TASK DETAILS: Below are some entries. Copy each line that holds the string "this".

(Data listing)

++++++++

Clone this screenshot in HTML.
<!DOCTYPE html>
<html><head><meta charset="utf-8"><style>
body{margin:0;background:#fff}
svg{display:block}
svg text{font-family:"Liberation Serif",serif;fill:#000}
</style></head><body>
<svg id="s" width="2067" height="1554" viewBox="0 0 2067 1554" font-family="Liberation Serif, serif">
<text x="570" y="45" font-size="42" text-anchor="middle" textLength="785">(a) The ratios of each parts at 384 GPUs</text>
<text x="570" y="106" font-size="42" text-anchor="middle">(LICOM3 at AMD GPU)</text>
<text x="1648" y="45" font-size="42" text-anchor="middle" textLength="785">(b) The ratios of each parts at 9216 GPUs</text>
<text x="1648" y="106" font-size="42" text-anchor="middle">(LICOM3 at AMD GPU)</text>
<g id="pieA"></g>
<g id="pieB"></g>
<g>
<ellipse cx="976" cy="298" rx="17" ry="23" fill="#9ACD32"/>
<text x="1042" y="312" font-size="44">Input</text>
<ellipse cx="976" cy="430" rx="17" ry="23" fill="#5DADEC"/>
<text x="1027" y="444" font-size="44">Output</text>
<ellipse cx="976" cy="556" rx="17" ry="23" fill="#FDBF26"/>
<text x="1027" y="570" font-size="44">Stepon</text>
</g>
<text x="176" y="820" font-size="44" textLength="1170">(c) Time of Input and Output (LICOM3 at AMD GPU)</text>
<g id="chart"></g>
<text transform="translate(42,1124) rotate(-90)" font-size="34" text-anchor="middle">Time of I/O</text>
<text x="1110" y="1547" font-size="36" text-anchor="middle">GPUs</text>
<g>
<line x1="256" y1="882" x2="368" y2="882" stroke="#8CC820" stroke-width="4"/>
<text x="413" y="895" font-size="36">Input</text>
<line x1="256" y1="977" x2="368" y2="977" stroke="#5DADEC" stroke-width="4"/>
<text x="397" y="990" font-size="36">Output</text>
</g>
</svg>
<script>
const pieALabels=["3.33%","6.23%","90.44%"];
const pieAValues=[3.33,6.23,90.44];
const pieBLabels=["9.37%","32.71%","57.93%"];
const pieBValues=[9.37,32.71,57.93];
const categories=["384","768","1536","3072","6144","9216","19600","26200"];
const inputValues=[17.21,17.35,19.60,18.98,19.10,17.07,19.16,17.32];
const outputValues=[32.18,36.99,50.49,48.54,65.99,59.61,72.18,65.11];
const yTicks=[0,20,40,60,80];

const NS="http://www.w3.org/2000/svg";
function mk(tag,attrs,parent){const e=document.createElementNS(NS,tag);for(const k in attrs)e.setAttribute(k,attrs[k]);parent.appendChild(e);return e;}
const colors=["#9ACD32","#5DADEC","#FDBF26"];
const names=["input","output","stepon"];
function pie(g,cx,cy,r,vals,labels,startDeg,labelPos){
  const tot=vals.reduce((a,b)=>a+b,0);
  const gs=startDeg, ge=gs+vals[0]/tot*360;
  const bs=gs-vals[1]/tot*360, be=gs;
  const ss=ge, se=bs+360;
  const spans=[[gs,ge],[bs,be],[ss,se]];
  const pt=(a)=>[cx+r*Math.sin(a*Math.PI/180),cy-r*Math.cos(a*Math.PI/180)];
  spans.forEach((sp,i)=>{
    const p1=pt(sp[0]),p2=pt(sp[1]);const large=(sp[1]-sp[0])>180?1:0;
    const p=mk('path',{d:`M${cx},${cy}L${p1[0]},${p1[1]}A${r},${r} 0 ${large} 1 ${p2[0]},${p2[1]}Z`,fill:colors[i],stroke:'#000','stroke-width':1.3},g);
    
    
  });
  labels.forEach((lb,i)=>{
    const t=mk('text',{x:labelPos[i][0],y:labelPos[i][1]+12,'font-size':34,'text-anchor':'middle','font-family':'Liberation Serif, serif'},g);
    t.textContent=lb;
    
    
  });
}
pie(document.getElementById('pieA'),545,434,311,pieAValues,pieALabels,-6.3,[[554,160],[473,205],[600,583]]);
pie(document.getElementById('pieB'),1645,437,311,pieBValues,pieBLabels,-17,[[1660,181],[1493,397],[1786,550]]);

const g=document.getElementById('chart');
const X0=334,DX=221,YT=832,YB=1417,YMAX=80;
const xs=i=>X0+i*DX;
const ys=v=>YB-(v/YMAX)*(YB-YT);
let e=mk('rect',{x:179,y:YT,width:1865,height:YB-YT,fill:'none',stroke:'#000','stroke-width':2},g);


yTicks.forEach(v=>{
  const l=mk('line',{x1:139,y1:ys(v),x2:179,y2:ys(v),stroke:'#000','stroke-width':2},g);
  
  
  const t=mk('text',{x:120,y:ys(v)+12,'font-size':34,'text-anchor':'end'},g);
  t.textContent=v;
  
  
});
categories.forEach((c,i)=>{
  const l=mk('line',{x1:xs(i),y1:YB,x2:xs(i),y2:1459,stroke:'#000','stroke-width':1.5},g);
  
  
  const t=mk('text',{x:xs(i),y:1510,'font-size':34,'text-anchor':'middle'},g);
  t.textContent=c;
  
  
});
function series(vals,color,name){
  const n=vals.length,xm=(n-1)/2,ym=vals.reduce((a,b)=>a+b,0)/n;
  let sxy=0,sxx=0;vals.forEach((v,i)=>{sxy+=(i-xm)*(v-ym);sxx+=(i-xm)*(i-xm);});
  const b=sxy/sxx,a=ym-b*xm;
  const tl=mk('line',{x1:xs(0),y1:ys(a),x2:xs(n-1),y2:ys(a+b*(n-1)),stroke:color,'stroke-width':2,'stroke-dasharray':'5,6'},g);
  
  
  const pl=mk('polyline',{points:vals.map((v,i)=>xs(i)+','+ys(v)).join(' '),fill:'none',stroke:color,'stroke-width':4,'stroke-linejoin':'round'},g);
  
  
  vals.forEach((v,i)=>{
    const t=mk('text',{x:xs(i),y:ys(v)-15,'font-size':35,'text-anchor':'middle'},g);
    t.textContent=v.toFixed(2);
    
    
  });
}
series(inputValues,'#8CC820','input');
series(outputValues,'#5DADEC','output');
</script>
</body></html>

++++++++

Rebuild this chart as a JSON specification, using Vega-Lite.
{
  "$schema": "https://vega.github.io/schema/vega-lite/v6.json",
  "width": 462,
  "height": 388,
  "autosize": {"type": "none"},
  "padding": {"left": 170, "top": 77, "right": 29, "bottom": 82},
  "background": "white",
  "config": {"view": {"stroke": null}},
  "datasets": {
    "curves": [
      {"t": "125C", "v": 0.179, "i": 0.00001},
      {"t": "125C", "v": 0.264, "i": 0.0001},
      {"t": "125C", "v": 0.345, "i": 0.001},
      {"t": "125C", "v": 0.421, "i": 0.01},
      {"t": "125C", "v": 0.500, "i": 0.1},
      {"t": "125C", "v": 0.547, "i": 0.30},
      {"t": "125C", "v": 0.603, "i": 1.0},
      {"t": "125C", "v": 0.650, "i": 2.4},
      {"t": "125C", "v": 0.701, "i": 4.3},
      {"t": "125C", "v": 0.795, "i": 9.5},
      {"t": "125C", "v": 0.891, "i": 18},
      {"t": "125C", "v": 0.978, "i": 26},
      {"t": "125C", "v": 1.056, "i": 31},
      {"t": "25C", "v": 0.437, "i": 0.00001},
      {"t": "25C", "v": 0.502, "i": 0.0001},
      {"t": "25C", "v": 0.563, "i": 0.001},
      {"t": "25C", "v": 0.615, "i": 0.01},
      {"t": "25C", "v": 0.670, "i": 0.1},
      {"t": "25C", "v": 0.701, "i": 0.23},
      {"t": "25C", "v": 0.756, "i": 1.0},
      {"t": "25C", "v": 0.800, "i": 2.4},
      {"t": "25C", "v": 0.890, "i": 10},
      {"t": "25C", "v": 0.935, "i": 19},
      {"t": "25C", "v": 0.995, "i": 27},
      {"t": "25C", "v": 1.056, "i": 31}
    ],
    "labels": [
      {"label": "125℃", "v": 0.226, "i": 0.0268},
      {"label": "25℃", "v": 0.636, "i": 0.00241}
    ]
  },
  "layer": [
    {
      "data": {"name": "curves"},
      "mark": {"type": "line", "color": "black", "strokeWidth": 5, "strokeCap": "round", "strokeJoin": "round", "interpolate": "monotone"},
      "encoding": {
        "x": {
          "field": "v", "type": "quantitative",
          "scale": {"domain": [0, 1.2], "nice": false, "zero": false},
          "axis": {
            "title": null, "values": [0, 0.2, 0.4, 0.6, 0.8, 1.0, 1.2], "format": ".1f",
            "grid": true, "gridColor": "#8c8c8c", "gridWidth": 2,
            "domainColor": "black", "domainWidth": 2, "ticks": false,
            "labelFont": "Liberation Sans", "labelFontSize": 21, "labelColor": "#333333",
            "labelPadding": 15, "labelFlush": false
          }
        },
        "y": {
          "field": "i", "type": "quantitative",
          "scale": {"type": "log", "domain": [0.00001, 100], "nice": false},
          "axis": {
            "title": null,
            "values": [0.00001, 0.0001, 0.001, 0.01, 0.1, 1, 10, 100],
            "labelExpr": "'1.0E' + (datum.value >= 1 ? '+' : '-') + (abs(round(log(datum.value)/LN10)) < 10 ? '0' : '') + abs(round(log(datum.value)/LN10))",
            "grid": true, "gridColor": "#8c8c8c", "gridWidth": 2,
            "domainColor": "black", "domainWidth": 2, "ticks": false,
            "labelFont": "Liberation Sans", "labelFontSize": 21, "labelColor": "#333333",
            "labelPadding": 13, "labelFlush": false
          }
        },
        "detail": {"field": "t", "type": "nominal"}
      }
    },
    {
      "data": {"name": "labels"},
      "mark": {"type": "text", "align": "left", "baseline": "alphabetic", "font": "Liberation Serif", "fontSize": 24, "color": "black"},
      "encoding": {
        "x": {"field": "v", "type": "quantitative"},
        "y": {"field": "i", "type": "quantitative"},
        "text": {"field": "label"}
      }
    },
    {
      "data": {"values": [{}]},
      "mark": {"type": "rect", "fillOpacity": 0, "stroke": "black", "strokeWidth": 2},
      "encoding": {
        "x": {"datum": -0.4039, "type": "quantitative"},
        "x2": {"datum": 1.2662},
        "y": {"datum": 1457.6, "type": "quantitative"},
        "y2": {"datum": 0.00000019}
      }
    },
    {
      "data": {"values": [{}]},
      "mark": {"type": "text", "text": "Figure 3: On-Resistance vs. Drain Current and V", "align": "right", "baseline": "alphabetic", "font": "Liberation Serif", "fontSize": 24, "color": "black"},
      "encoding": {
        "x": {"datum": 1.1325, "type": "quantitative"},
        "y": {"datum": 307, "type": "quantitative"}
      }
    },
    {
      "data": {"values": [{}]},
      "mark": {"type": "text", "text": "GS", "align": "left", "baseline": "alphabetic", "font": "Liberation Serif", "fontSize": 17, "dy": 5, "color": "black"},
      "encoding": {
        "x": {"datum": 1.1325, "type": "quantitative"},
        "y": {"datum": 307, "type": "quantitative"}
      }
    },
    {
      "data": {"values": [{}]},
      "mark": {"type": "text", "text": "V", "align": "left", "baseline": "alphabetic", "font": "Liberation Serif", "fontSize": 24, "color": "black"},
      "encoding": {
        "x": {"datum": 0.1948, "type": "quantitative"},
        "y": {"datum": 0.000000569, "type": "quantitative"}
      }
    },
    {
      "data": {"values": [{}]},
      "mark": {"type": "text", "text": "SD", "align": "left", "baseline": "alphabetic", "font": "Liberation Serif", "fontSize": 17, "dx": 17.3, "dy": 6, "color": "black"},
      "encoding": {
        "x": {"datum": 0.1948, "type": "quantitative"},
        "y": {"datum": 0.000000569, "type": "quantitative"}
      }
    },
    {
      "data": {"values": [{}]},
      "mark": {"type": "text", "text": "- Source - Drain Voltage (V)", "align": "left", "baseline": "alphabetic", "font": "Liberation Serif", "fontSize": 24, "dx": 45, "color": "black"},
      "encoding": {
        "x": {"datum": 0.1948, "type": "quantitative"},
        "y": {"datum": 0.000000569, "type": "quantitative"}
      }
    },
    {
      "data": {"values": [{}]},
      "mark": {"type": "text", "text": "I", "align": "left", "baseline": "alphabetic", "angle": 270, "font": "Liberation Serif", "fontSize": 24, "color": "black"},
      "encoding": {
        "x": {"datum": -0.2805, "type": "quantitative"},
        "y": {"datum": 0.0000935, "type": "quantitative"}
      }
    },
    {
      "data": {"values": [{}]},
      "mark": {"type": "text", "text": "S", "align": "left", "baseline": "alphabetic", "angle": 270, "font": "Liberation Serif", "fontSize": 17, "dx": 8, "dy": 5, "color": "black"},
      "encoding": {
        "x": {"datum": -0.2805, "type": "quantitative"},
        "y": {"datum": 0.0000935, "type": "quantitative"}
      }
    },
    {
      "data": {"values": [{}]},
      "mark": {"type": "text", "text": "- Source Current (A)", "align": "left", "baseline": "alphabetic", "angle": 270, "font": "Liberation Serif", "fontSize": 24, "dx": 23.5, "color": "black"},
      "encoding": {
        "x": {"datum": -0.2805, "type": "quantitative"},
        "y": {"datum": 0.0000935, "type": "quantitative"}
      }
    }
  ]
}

++++++++

COMPLETE RESPONSE:
Clone this screenshot in HTML.
Rebuild this chart as a JSON specification, using Vega-Lite.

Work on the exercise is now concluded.